● **GOAL**
Scan the records below for the line with "Output the Python" and the line with "import plotly.graph_objects as go", and retype that range exactly, both ends included, pictures excepted.

● **EXTRACTED DATA**
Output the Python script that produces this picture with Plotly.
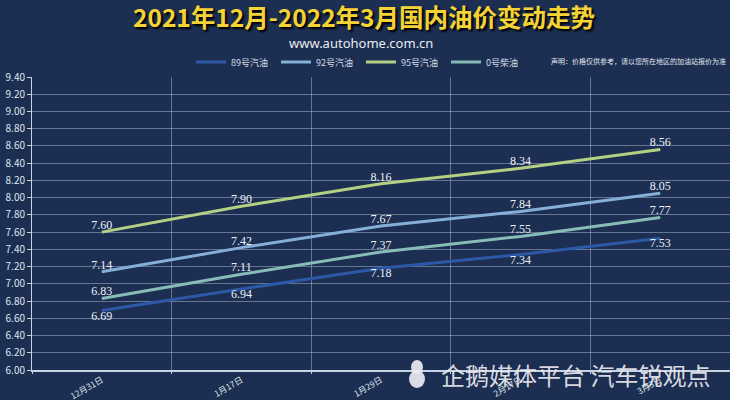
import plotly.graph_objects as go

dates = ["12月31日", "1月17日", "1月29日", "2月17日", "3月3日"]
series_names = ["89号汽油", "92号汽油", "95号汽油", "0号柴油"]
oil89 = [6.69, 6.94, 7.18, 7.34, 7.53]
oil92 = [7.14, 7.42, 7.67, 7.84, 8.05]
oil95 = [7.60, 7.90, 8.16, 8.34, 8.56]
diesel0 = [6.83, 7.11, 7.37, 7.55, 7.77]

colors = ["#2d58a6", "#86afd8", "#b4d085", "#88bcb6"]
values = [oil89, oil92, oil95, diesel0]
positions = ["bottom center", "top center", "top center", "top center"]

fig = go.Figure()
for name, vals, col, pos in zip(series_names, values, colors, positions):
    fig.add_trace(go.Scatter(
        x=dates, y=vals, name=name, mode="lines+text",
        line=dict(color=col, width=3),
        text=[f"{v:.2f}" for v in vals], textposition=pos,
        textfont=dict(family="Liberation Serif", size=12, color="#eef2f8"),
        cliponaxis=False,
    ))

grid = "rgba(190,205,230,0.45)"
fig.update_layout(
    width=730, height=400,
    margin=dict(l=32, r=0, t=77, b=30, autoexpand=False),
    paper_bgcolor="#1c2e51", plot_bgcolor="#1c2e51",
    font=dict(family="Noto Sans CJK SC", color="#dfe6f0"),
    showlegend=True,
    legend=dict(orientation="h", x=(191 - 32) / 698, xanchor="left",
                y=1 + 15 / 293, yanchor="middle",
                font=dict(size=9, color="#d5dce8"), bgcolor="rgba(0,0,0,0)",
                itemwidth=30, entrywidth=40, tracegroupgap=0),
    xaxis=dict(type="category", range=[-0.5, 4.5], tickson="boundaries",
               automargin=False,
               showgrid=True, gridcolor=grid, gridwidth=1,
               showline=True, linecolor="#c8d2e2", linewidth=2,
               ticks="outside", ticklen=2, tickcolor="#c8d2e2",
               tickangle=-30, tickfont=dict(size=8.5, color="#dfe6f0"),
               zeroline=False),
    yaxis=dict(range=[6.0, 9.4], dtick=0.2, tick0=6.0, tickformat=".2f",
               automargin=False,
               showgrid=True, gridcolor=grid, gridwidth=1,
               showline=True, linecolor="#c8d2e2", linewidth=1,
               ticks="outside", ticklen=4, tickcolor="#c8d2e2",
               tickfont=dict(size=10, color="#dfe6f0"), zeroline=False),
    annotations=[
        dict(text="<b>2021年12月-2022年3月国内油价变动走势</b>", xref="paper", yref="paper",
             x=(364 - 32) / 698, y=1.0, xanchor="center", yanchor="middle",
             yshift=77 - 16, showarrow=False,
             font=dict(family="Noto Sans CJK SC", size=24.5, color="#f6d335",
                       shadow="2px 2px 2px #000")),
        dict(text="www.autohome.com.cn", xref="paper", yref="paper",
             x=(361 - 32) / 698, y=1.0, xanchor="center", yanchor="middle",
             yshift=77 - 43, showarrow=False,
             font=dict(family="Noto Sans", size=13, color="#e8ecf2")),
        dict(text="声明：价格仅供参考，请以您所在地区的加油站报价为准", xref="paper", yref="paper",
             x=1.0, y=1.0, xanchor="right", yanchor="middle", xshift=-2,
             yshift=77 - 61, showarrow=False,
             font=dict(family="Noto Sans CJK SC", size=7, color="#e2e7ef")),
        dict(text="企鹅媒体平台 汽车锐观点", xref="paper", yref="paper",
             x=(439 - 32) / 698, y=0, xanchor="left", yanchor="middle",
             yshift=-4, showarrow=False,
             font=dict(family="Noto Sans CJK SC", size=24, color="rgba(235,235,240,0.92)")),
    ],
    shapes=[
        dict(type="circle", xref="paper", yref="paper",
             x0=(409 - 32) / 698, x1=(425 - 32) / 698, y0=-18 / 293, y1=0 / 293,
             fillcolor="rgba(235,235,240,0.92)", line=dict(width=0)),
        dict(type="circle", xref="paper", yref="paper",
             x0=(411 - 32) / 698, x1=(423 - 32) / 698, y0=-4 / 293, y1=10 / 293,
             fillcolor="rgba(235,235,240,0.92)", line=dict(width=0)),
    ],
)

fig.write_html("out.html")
---
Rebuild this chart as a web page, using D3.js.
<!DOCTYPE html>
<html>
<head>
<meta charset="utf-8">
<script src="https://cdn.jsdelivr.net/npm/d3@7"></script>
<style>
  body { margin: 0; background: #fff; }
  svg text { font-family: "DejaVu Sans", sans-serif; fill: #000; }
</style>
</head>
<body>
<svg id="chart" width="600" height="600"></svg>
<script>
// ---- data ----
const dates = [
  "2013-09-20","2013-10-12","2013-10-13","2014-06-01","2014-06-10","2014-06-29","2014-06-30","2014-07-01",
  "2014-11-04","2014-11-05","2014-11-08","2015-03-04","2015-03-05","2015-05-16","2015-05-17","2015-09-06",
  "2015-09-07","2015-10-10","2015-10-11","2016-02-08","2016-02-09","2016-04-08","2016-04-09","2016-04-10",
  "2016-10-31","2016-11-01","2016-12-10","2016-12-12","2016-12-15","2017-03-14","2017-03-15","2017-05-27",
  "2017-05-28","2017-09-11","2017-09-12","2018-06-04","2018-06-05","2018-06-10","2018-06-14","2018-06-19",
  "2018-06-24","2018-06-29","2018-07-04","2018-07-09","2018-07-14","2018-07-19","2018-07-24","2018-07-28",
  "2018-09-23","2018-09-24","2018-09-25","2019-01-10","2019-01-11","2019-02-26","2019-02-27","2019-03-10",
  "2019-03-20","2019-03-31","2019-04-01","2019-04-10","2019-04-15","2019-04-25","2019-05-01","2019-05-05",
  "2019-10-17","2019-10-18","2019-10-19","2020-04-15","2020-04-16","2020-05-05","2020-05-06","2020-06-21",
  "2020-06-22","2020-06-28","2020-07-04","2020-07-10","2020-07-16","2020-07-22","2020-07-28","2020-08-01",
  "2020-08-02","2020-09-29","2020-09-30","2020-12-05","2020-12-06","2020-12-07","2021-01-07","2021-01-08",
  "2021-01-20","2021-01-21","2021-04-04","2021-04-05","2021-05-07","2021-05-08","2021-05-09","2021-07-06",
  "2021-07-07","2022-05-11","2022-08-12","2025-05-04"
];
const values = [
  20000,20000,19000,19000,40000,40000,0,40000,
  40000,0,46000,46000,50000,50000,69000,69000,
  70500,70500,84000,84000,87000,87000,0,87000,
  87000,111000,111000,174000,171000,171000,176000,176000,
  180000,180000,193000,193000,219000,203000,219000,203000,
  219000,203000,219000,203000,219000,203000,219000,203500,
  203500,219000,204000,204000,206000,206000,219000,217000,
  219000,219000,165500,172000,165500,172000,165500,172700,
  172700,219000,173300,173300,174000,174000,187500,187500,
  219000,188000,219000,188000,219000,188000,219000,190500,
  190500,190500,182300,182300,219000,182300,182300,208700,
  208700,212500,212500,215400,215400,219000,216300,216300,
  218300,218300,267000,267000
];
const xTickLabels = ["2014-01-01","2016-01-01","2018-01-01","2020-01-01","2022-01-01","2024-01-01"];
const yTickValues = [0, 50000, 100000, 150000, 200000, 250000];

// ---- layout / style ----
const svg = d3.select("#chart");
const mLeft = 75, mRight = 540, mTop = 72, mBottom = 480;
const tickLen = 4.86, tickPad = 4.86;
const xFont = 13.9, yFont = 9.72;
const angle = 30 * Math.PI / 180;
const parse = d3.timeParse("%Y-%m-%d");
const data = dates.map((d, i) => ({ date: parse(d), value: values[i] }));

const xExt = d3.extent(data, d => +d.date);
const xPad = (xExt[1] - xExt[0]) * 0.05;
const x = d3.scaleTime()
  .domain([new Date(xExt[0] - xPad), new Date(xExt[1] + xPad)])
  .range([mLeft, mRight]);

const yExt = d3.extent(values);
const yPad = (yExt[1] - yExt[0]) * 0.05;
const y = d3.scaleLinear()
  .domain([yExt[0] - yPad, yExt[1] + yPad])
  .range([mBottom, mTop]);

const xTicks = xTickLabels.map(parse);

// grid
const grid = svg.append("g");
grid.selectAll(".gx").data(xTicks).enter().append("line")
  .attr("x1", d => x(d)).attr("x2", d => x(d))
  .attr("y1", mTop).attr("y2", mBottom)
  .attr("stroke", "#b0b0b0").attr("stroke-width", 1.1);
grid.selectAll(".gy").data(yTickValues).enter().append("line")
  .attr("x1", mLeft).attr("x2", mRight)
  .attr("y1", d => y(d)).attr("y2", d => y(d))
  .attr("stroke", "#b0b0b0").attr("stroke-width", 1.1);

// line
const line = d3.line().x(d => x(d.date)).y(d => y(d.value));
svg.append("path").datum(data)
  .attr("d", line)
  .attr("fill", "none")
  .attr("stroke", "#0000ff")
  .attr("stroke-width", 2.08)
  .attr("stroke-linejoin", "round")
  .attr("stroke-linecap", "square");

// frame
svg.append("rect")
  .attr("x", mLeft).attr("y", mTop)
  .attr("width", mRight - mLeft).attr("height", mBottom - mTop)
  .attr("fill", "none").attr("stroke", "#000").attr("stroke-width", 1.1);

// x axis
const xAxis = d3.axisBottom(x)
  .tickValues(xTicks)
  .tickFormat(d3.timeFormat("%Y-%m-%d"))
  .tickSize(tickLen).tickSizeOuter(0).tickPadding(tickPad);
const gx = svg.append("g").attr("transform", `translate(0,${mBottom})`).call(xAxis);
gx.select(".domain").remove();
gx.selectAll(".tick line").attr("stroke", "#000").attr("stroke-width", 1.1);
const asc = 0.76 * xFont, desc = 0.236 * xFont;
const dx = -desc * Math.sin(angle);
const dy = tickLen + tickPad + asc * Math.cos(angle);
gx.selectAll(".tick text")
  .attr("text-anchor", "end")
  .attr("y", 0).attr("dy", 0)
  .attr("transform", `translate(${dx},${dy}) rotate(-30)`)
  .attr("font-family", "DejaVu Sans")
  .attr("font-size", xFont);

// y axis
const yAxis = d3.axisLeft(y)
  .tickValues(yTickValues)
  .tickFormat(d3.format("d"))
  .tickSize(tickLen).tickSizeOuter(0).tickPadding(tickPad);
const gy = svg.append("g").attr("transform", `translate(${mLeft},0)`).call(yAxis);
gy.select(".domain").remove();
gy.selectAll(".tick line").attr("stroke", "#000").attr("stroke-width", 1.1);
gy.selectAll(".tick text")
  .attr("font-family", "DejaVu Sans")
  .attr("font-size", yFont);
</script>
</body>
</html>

● **SOLUTION BELOW**
Output the Python script that produces this picture with Plotly.
import plotly.graph_objects as go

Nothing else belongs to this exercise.